On our refrigerator, there are masterpieces from our budding artists, a family calendar, pictures and not one reward chart. Actually, we have gone through the past three and half years without creating or implementing one as our kids have been potty trained, taught good behaviors and to pick up after themselves.
Before my oldest started potty training, I considered using a reward chart, but after much thought, I decided to give it a try without creating a girded poster size board. And we got through it! Actually, what it taught her was self-motivation and realizing she accomplished this feat (the most complicated to date) based on her own drive. She was enthusiastic about the process, sought our encouragement, and was content reenacting the song and dance routine we created after every successful trip. Her enthusiasm reminded me of one of Ralph Waldo Emerson’s most famous quote: “Nothing great was ever achieved without enthusiasm.” The thought of receiving, or more importantly expecting, a gift when she accomplished this feat was not even on the radar.
Reward Charts at Home
I respect the idea of the reward chart as a tool to assist some kids with difficult feats, such as potty training and as a stepping stone for achieving other goals and initializing good habits. However, if the chart is not enforced diligently, which at times is difficult while juggling life, the principle of the reward chart becomes lost. Instead of enhancing communication, for example helping and being involved with a child’s homework, we might depend on the chart as a shortcut. “Have you finished your homework? Then put a sticker on your chart.” Also, as I have seen children grow older, I have noticed that they are more inclined to do a chore they dislike, for example mowing the lawn, quickly and sloppily for the value of the reward. If we took away the incentive, would our child still mow the lawn without a contingency and forgo helping the family unit to watch television, for example? Instead of creating a solution, is the reward chart teaching that every action is to be rewarded? It seems that consistently enacting this tool will teach kids to expect something in return when they accomplish a task, whether it is a chore, academic goal, or good behavior. And what happens when a sticker is not enough?
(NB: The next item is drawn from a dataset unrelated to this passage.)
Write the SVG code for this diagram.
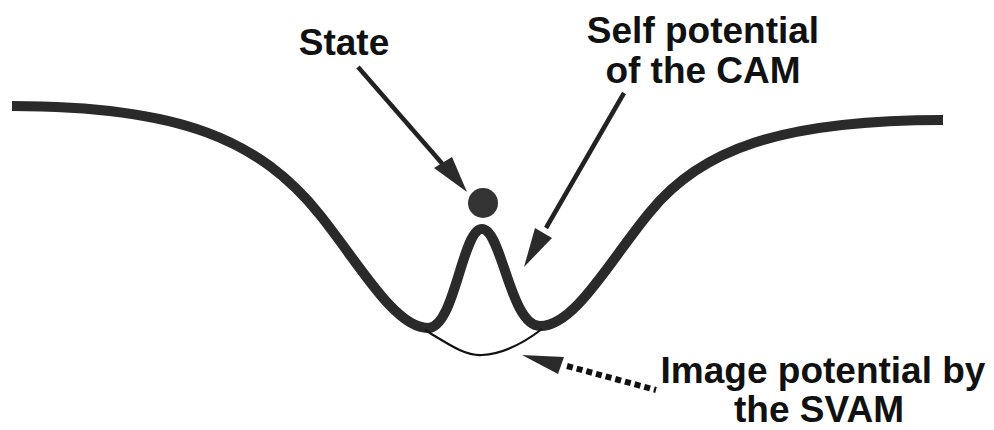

Will they seek toys, electronics, expensive clothes, or eventually money?
Reward Charts at School
As a new school year begins, the reward chart has me thinking of another common location where it is located – the classroom. In a way, could the number of stickers next to your name define you as a “good” or “bad” kid? In retrospect, I recall by the time second grade came along, students were identified as one or the other. It seemed that those students who had constantly bad days in the first few years seemed to carry the stigma and a reputation based on how many round yellow happy faces followed their name. The reality is that, just like adults, kids have their off days, they go through stages, and really every day during those critical years are tough, and it is up to parents, family, and teachers to guide them through every stage of childhood. And when a child has consistent bad days, I would imagine viewing his lack of stickers would only remind him of what he has not accomplished, in lieu of starting each day fresh with a new start. I wonder now how many of those kids no longer tried to be “good” because they felt behind, overwhelmed, or on the teacher’s radar more so than another child. Could the reward chart actually be considered a punishment, a reminder of what not was accomplished instead of focusing on the student’s need? And, could the reward chart focus on bad behavior and stop rewarding good acts? Also if we do not reward and acknowledge every good feat, will a child feel they did something wrong?
An Internal Satisfaction
Teaching my kids accountability, self fulfillment, and to find motivation within to make the right decisions and achieving their goals without expectations of a reward is a daily lesson I strive to teach our children. I want them to have a desire to do their homework because it will help them get better grades and fulfill their future life goals. I want them to desire to help around the house as a sign of respect to their family members and to help our family unit as a whole. I want them to desire to help their neighbor, for example walking an elderly neighbor’s dog, because it gives them an internal satisfaction to help others, and not because they expect a compensation.